Domain
- Other names: Boomerang; Chameleon; Kiss; 2001: The space age game;
- Publishers: Nathan; Waddingtons; Editrice Giochi; Alga; Parker Brothers;
- Publication: 1982; 44 years ago
- Genres: Abstract strategy game; Tile-based game;
- Players: 2
- Playing time: 15 minutes
- Age range: 8+

= Domain (game) =

Abstract strategy game

Domain (also known as Boomerang, Chameleon, Kiss, or 2001: the space age game) is a tile-based abstract strategy game first published throughout Europe in 1982. Players place multicoloured polyomino tiles on a game board and flip any of their opponent's pieces adjacent to them in order to have the most squares covered by their colour at the end of the game.

== Publication history ==
Domain was first marketed around Europe in 1982 under various names. It was published in France by Nathan as Boomerang, in Britain by Waddingtons as Chameleon, in Italy by Editrice Giochi as Kiss, and in Sweden by Alga as 2001: the space age game, although it is unknown who designed it.'

In 1983, the game was published in North America by Parkers Brothers, with the name Domain and the slogan “Where the Challenge is...”.'

==Gameplay==
Domain is played on a 9x9 game board using 26 polyomino tiles, which are each one of eight different shapes labelled from 2 to 5 corresponding to its number of squares. In Domain, the pieces are white on one side and blue on the other, although the two colours differ depending on the edition.'

Both players are assigned colours and take turns placing one tile with their colour face-up onto the game board. Any pieces of their opponent's colour which are non-diagonally adjacent to the placed piece are flipped. Play continues back and forth until no more pieces can be played. The winner is the player whose coloured tiles cover the most squares.

=== Variations ===
There are two main variations to the game. In the first, the tiles are divided between the players so that each has an identical set of 13 pieces. On their turn, a player must place a tile such that it flips at least one piece. The second variation utilizes the rules from the first, but players flip all pieces that touch their placed piece, regardless of colour, instead of solely flipping adjacent pieces of their opponent's colour.

== Reception ==
Sid Sackson, writing for Issue #37 of Games, praised Domain's rules, stating that "the rules are a simple but ingenious blend of elements of [Reversi] and Pentominoes." The game was also featured in Games's 1983 and 1984 Games 100.

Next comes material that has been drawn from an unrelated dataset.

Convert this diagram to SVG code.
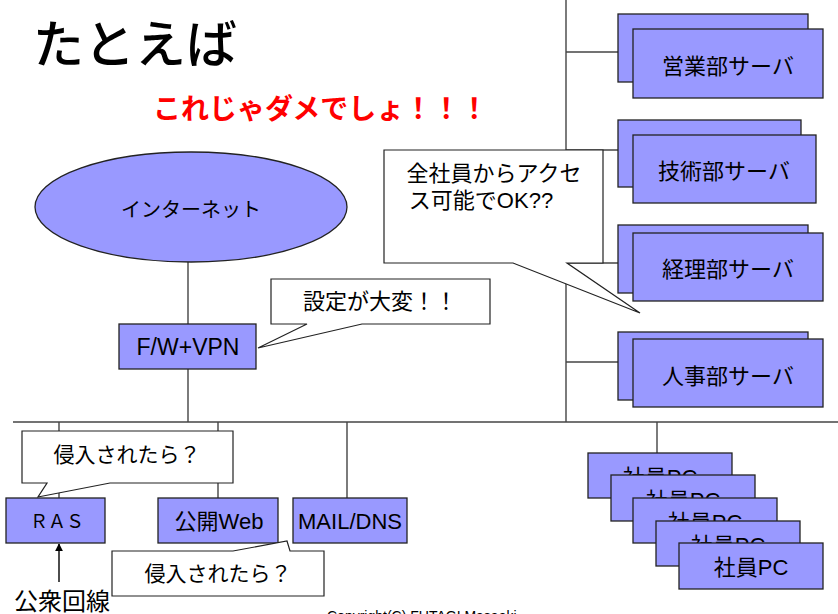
<svg xmlns="http://www.w3.org/2000/svg" width="838" height="614" viewBox="0 0 838 614">
<defs>
<marker id="arr" viewBox="0 0 10 10" refX="9" refY="5" markerWidth="8" markerHeight="8" orient="auto" markerUnits="userSpaceOnUse">
<path d="M0,0 L10,5 L0,10 z" fill="#000"/>
</marker>
<style>
.box{fill:#9999FF;stroke:#222;stroke-width:1.3}
.call{fill:#fff;stroke:#222;stroke-width:1.2}
.ln{stroke:#444;stroke-width:1.4;fill:none}
.t{font-family:"Liberation Sans","Noto Sans CJK JP",sans-serif;fill:#000;text-anchor:middle}
.j{font-family:"Noto Sans CJK JP",sans-serif;fill:#000;text-anchor:middle}
</style>
</defs>
<rect width="838" height="614" fill="#fff"/>

<text x="33" y="63" font-size="51" font-weight="500" style="font-family:'Noto Sans CJK JP',sans-serif" fill="#000">たとえば</text>
<text x="153" y="119" font-size="28" font-weight="bold" style="font-family:'Noto Sans CJK JP',sans-serif" fill="#FF0000">これじゃダメでしょ！！！</text>

<g id="connectors">
<line class="ln" x1="566" y1="0" x2="566" y2="422"/>
<line class="ln" x1="13" y1="422" x2="838" y2="422"/>
<line class="ln" x1="566" y1="52" x2="618" y2="52"/>
<line class="ln" x1="566" y1="150" x2="618" y2="150"/>
<line class="ln" x1="566" y1="263" x2="618" y2="263"/>
<line class="ln" x1="566" y1="362" x2="618" y2="362"/>
<line class="ln" x1="188" y1="262" x2="188" y2="324"/>
<line class="ln" x1="188" y1="369" x2="188" y2="422"/>
<line class="ln" x1="59" y1="422" x2="59" y2="498"/>
<line class="ln" x1="218" y1="422" x2="218" y2="498"/>
<line class="ln" x1="347" y1="422" x2="347" y2="498"/>
<line class="ln" x1="657" y1="422" x2="657" y2="453"/>
<line x1="59" y1="582" x2="59" y2="544" stroke="#000" stroke-width="1.4" marker-end="url(#arr)"/>
</g>

<g id="internet">
<ellipse cx="191" cy="207" rx="156" ry="55" class="box"/>
<text class="j" x="191" y="217" font-size="20">インターネット</text>
</g>

<g id="fw">
<rect x="119" y="324" width="137" height="45" class="box"/>
<text class="t" x="188" y="355" font-size="23">F/W+VPN</text>
</g>

<g id="server-eigyo">
<rect x="618" y="14" width="190" height="68" class="box"/>
<rect x="633" y="29" width="190" height="69" class="box"/>
<text class="j" x="728" y="74" font-size="22">営業部サーバ</text>
</g>
<g id="server-gijutsu">
<rect x="618" y="120" width="183" height="67" class="box"/>
<rect x="633" y="135" width="183" height="68" class="box"/>
<text class="j" x="724" y="179" font-size="22">技術部サーバ</text>
</g>
<g id="server-keiri">
<rect x="618" y="225" width="190" height="68" class="box"/>
<rect x="633" y="233" width="190" height="68" class="box"/>
<text class="j" x="728" y="277" font-size="22">経理部サーバ</text>
</g>
<g id="server-jinji">
<rect x="618" y="332" width="190" height="68" class="box"/>
<rect x="633" y="339" width="190" height="68" class="box"/>
<text class="j" x="728" y="384" font-size="22">人事部サーバ</text>
</g>

<g id="callout-access">
<path class="call" d="M384,150 H603 V263 H567 L640,313 L513,263 H384 Z"/>
<text class="j" x="494" y="181" font-size="22">全社員からアクセ</text>
<text class="t" x="481" y="208" font-size="22">ス可能でOK??</text>
</g>

<g id="callout-settei">
<path class="call" d="M271,279 H490 V324 H362 L258,348 L307,324 H271 Z"/>
<text class="j" x="380" y="309" font-size="22">設定が大変！！</text>
</g>

<g id="callout-ras">
<path class="call" d="M22,431 H233 V483 H110 L38,497 L47,483 H22 Z"/>
<text class="j" x="127" y="462" font-size="21">侵入されたら？</text>
</g>

<g id="ras">
<rect x="6" y="498" width="99" height="45" class="box"/>
<text class="j" x="57" y="528" font-size="18">ＲＡＳ</text>
</g>
<g id="web">
<rect x="158" y="498" width="120" height="45" class="box"/>
<text class="t" x="219" y="529" font-size="22">公開Web</text>
</g>
<g id="mail">
<rect x="293" y="498" width="114" height="45" class="box"/>
<text class="t" x="350" y="529" font-size="22">MAIL/DNS</text>
</g>

<g id="callout-web">
<path class="call" d="M112,551 H233 L287,541 L290,551 H324 V596 H112 Z"/>
<text class="j" x="218" y="581" font-size="21">侵入されたら？</text>
</g>

<g id="pcs">
<rect x="588" y="453" width="144" height="45" class="box"/>
<text class="t" x="660" y="485" font-size="22">社員PC</text>
<rect x="611" y="475" width="144" height="46" class="box"/>
<text class="t" x="683" y="508" font-size="22">社員PC</text>
<rect x="633" y="498" width="144" height="45" class="box"/>
<text class="t" x="705" y="530" font-size="22">社員PC</text>
<rect x="656" y="521" width="144" height="45" class="box"/>
<text class="t" x="728" y="553" font-size="22">社員PC</text>
<rect x="679" y="543" width="144" height="46" class="box"/>
<text class="t" x="751" y="575" font-size="22">社員PC</text>
</g>

<g id="koshu">
<text class="j" x="62" y="610" font-size="24">公衆回線</text>
</g>

<text x="327" y="621" font-size="14" style="font-family:'Liberation Sans',sans-serif" fill="#000">Copyright(C) FUTAGI Masaaki</text>
</svg>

Jeux & Stratégie reviewed Boomerang in Issue #16, praising it for its simple but effective design reminiscent of Reversi and Nim. In Issue #12 of Abstract Strategy, Larry Black analyzed the game's strategy and concluded that "all in all, Domain is a very enjoyable game. It is over quickly and yet there are many choices for each of your moves. Finding your best move is rarely easy."